Diskriminierung im Staatsexamen?
Gespeichert von Prof. Dr. Christian Rolfs am
Spiegel Online hat vor wenigen Tagen auf eine Studie aufmerksam gemacht, die eine Diskriminierung von Frauen und Prüflingen mit Migrationshintergrund in der Ersten juristischen Staatsprüfung (genauer: dem staatlichen Teil der Ersten Prüfung) für möglich hält. Ausgewertet wurden Daten des Justizprüfungsamts beim Oberlandesgericht in Hamm aus den Jahren 2007 bis 2010, die Kandidatinnen und Kandidaten kommen mit wenigen Ausnahmen von den Universitäten in Bielefeld, Bochum und Münster.
Die Studie schließt mit einem "Ergebnis", das keines ist:
Sowohl bei dem Geschlechts- als auch bei dem Herkunftseffekt können wir eine Diskriminierung weder mit der notwendigen Gewissheit ausschließen noch sie nachweisen. Vielmehr scheinen hier weitere empirische Untersuchungen lohnend, weil sie interessante und praktisch relevante Einsichten erwarten lassen.

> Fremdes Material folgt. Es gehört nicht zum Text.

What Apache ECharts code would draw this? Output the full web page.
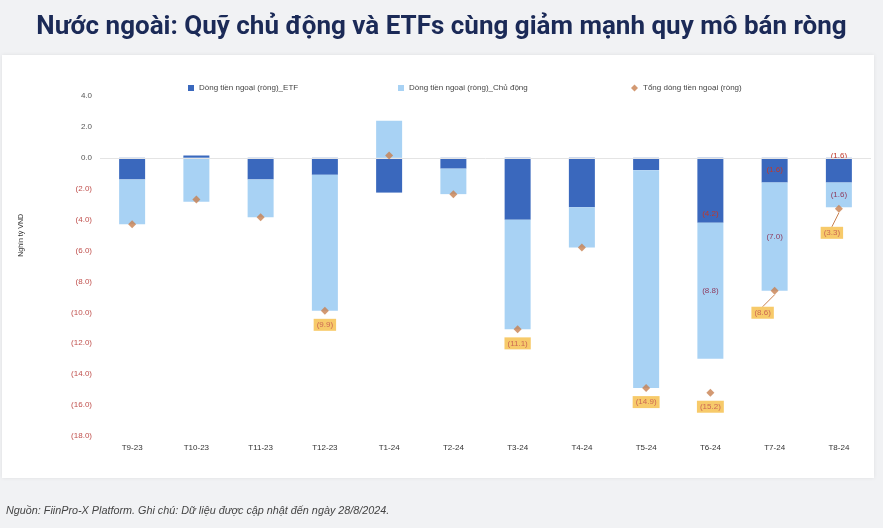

Einige Teilresultate geben aber doch zu denken:
- Frauen haben zwar die besseren Abiturnoten, schneiden im Examen aber im Schnitt um 0,3 Punkte schlechter ab als Männer. Dabei ist der Unterschied in der mündlichen Prüfung stärker ausgeprägt als in den Klausuren, die ja anonym unter Kennziffer verfasst werden.
- Prüflinge mit ausländischen Namen schneiden um 0,7 Punkte schlechter ab als solche mit deutschen, hier gibt es je nach Herkunftsregion teilweise schon im schriftlichen, teilweise auch erst im mündlichen Teil signifikante Abweichungen.
Ich habe selbst von 2001 bis 2009 an der Universität Bielefeld gelehrt und sieben Jahre lang beim JPA Hamm geprüft, insgesamt zwischen 150 und 200 Kandidatinnen und Kandidaten mündlich. Ich führe allerdings keine private Prüfungsstatistik, halte also nicht einmal die Gesamtergebnisse (geschweige denn irgendwelche Detaildaten zu Geschlecht, Studienort oder Abiturnote) fest. Einige der von den Verfassern publizierten Erkenntnisse erscheinen mir plausibel, andere nicht.
Gewünscht hätte ich mir, dass "Ergebnisse" zu solch sensiblen Themen erst veröffentlicht werden, wenn sie einigermaßen valide sind. Sätze wie
Auch die bei der Datenanalyse beobachteten Herkunftseffekte verursachen ein Unbehagen. (S. 26 unter 2.)
sollten in einer Publikation mit wissenschaftlichem Anspruch unterbleiben.
Gerne würde ich zu diesem Thema noch viel mehr schreiben - jetzt muss ich aber dringend weg, denn um 10.00 Uhr habe ich Staatsexamen beim Justizprüfungsamt des OLG Köln (5 Kandidaten, alle männlich, darunter einer mit ausländisch klingendem Namen). Über die Ergebnisse werde ich an dieser Stelle natürlich nicht berichten.